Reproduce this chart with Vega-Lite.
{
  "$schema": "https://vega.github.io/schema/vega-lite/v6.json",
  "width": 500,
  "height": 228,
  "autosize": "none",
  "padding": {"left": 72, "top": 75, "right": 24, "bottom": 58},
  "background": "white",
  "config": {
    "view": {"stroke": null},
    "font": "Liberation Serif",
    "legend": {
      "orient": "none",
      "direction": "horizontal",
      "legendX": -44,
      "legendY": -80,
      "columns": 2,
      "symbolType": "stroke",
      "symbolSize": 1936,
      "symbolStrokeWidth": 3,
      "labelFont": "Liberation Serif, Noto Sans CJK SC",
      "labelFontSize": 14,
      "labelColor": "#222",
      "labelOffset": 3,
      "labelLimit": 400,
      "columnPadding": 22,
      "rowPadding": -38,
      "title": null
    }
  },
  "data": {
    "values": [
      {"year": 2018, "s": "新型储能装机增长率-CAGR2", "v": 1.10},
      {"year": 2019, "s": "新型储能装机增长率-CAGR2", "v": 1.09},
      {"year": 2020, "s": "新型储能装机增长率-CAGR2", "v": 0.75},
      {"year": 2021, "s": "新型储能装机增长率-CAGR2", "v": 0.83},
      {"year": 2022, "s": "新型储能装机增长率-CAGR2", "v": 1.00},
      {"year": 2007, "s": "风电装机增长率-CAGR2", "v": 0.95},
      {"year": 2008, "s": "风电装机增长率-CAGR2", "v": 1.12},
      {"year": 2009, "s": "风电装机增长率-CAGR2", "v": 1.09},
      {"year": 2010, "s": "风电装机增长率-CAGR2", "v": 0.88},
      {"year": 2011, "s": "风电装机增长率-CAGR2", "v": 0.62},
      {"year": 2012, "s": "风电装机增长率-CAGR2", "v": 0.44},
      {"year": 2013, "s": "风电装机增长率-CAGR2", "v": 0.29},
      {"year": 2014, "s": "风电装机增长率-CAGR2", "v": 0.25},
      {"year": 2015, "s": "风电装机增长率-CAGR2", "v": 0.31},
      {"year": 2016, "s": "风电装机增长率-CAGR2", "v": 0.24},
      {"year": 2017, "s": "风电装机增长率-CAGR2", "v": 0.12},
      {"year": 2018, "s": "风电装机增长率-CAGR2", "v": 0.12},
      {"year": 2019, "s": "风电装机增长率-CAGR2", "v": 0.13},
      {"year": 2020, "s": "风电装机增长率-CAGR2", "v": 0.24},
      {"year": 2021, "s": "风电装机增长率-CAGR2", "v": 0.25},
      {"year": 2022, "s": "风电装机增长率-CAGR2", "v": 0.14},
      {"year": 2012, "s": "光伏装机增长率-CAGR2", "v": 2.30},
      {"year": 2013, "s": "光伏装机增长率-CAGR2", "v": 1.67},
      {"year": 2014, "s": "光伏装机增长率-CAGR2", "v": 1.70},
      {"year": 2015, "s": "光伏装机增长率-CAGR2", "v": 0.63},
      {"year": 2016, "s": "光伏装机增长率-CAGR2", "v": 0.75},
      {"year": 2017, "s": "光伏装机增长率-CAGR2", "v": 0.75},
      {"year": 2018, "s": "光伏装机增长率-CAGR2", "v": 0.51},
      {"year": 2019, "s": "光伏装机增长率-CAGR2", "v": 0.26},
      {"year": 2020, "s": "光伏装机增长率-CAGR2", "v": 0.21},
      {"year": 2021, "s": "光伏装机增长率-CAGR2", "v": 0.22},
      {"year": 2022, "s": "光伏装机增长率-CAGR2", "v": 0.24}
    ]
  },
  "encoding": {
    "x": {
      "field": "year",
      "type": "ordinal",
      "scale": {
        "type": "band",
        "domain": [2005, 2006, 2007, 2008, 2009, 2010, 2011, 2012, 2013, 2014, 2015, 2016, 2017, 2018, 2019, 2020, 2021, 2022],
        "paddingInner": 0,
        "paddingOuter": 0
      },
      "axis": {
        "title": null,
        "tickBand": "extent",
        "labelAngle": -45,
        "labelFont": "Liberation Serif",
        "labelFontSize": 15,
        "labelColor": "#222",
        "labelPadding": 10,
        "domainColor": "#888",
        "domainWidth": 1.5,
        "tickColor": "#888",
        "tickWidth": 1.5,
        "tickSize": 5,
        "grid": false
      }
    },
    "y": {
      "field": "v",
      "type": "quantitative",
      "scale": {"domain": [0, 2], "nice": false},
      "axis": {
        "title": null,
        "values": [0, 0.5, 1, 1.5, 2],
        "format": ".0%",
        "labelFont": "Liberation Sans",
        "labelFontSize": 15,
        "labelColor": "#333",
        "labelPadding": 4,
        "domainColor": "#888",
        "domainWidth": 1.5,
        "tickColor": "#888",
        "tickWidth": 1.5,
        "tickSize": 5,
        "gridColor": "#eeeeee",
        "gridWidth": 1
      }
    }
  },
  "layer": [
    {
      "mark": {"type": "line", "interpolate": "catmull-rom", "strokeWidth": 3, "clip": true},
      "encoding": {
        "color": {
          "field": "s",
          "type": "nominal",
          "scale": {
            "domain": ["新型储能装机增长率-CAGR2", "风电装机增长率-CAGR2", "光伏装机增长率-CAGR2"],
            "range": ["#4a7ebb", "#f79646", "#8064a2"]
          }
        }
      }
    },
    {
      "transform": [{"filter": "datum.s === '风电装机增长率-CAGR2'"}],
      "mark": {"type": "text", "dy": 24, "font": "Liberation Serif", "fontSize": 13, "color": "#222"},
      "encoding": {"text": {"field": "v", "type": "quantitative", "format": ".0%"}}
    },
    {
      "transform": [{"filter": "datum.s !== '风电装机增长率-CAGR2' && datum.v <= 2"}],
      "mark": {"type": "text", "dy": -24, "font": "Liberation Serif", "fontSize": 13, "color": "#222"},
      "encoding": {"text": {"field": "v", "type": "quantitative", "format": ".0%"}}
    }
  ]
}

GIVEN TASK: Once more, set down the full listing, verbatim.

PROBLEM SOLUTION:
Reproduce this chart with Vega-Lite.
{
  "$schema": "https://vega.github.io/schema/vega-lite/v6.json",
  "width": 500,
  "height": 228,
  "autosize": "none",
  "padding": {"left": 72, "top": 75, "right": 24, "bottom": 58},
  "background": "white",
  "config": {
    "view": {"stroke": null},
    "font": "Liberation Serif",
    "legend": {
      "orient": "none",
      "direction": "horizontal",
      "legendX": -44,
      "legendY": -80,
      "columns": 2,
      "symbolType": "stroke",
      "symbolSize": 1936,
      "symbolStrokeWidth": 3,
      "labelFont": "Liberation Serif, Noto Sans CJK SC",
      "labelFontSize": 14,
      "labelColor": "#222",
      "labelOffset": 3,
      "labelLimit": 400,
      "columnPadding": 22,
      "rowPadding": -38,
      "title": null
    }
  },
  "data": {
    "values": [
      {"year": 2018, "s": "新型储能装机增长率-CAGR2", "v": 1.10},
      {"year": 2019, "s": "新型储能装机增长率-CAGR2", "v": 1.09},
      {"year": 2020, "s": "新型储能装机增长率-CAGR2", "v": 0.75},
      {"year": 2021, "s": "新型储能装机增长率-CAGR2", "v": 0.83},
      {"year": 2022, "s": "新型储能装机增长率-CAGR2", "v": 1.00},
      {"year": 2007, "s": "风电装机增长率-CAGR2", "v": 0.95},
      {"year": 2008, "s": "风电装机增长率-CAGR2", "v": 1.12},
      {"year": 2009, "s": "风电装机增长率-CAGR2", "v": 1.09},
      {"year": 2010, "s": "风电装机增长率-CAGR2", "v": 0.88},
      {"year": 2011, "s": "风电装机增长率-CAGR2", "v": 0.62},
      {"year": 2012, "s": "风电装机增长率-CAGR2", "v": 0.44},
      {"year": 2013, "s": "风电装机增长率-CAGR2", "v": 0.29},
      {"year": 2014, "s": "风电装机增长率-CAGR2", "v": 0.25},
      {"year": 2015, "s": "风电装机增长率-CAGR2", "v": 0.31},
      {"year": 2016, "s": "风电装机增长率-CAGR2", "v": 0.24},
      {"year": 2017, "s": "风电装机增长率-CAGR2", "v": 0.12},
      {"year": 2018, "s": "风电装机增长率-CAGR2", "v": 0.12},
      {"year": 2019, "s": "风电装机增长率-CAGR2", "v": 0.13},
      {"year": 2020, "s": "风电装机增长率-CAGR2", "v": 0.24},
      {"year": 2021, "s": "风电装机增长率-CAGR2", "v": 0.25},
      {"year": 2022, "s": "风电装机增长率-CAGR2", "v": 0.14},
      {"year": 2012, "s": "光伏装机增长率-CAGR2", "v": 2.30},
      {"year": 2013, "s": "光伏装机增长率-CAGR2", "v": 1.67},
      {"year": 2014, "s": "光伏装机增长率-CAGR2", "v": 1.70},
      {"year": 2015, "s": "光伏装机增长率-CAGR2", "v": 0.63},
      {"year": 2016, "s": "光伏装机增长率-CAGR2", "v": 0.75},
      {"year": 2017, "s": "光伏装机增长率-CAGR2", "v": 0.75},
      {"year": 2018, "s": "光伏装机增长率-CAGR2", "v": 0.51},
      {"year": 2019, "s": "光伏装机增长率-CAGR2", "v": 0.26},
      {"year": 2020, "s": "光伏装机增长率-CAGR2", "v": 0.21},
      {"year": 2021, "s": "光伏装机增长率-CAGR2", "v": 0.22},
      {"year": 2022, "s": "光伏装机增长率-CAGR2", "v": 0.24}
    ]
  },
  "encoding": {
    "x": {
      "field": "year",
      "type": "ordinal",
      "scale": {
        "type": "band",
        "domain": [2005, 2006, 2007, 2008, 2009, 2010, 2011, 2012, 2013, 2014, 2015, 2016, 2017, 2018, 2019, 2020, 2021, 2022],
        "paddingInner": 0,
        "paddingOuter": 0
      },
      "axis": {
        "title": null,
        "tickBand": "extent",
        "labelAngle": -45,
        "labelFont": "Liberation Serif",
        "labelFontSize": 15,
        "labelColor": "#222",
        "labelPadding": 10,
        "domainColor": "#888",
        "domainWidth": 1.5,
        "tickColor": "#888",
        "tickWidth": 1.5,
        "tickSize": 5,
        "grid": false
      }
    },
    "y": {
      "field": "v",
      "type": "quantitative",
      "scale": {"domain": [0, 2], "nice": false},
      "axis": {
        "title": null,
        "values": [0, 0.5, 1, 1.5, 2],
        "format": ".0%",
        "labelFont": "Liberation Sans",
        "labelFontSize": 15,
        "labelColor": "#333",
        "labelPadding": 4,
        "domainColor": "#888",
        "domainWidth": 1.5,
        "tickColor": "#888",
        "tickWidth": 1.5,
        "tickSize": 5,
        "gridColor": "#eeeeee",
        "gridWidth": 1
      }
    }
  },
  "layer": [
    {
      "mark": {"type": "line", "interpolate": "catmull-rom", "strokeWidth": 3, "clip": true},
      "encoding": {
        "color": {
          "field": "s",
          "type": "nominal",
          "scale": {
            "domain": ["新型储能装机增长率-CAGR2", "风电装机增长率-CAGR2", "光伏装机增长率-CAGR2"],
            "range": ["#4a7ebb", "#f79646", "#8064a2"]
          }
        }
      }
    },
    {
      "transform": [{"filter": "datum.s === '风电装机增长率-CAGR2'"}],
      "mark": {"type": "text", "dy": 24, "font": "Liberation Serif", "fontSize": 13, "color": "#222"},
      "encoding": {"text": {"field": "v", "type": "quantitative", "format": ".0%"}}
    },
    {
      "transform": [{"filter": "datum.s !== '风电装机增长率-CAGR2' && datum.v <= 2"}],
      "mark": {"type": "text", "dy": -24, "font": "Liberation Serif", "fontSize": 13, "color": "#222"},
      "encoding": {"text": {"field": "v", "type": "quantitative", "format": ".0%"}}
    }
  ]
}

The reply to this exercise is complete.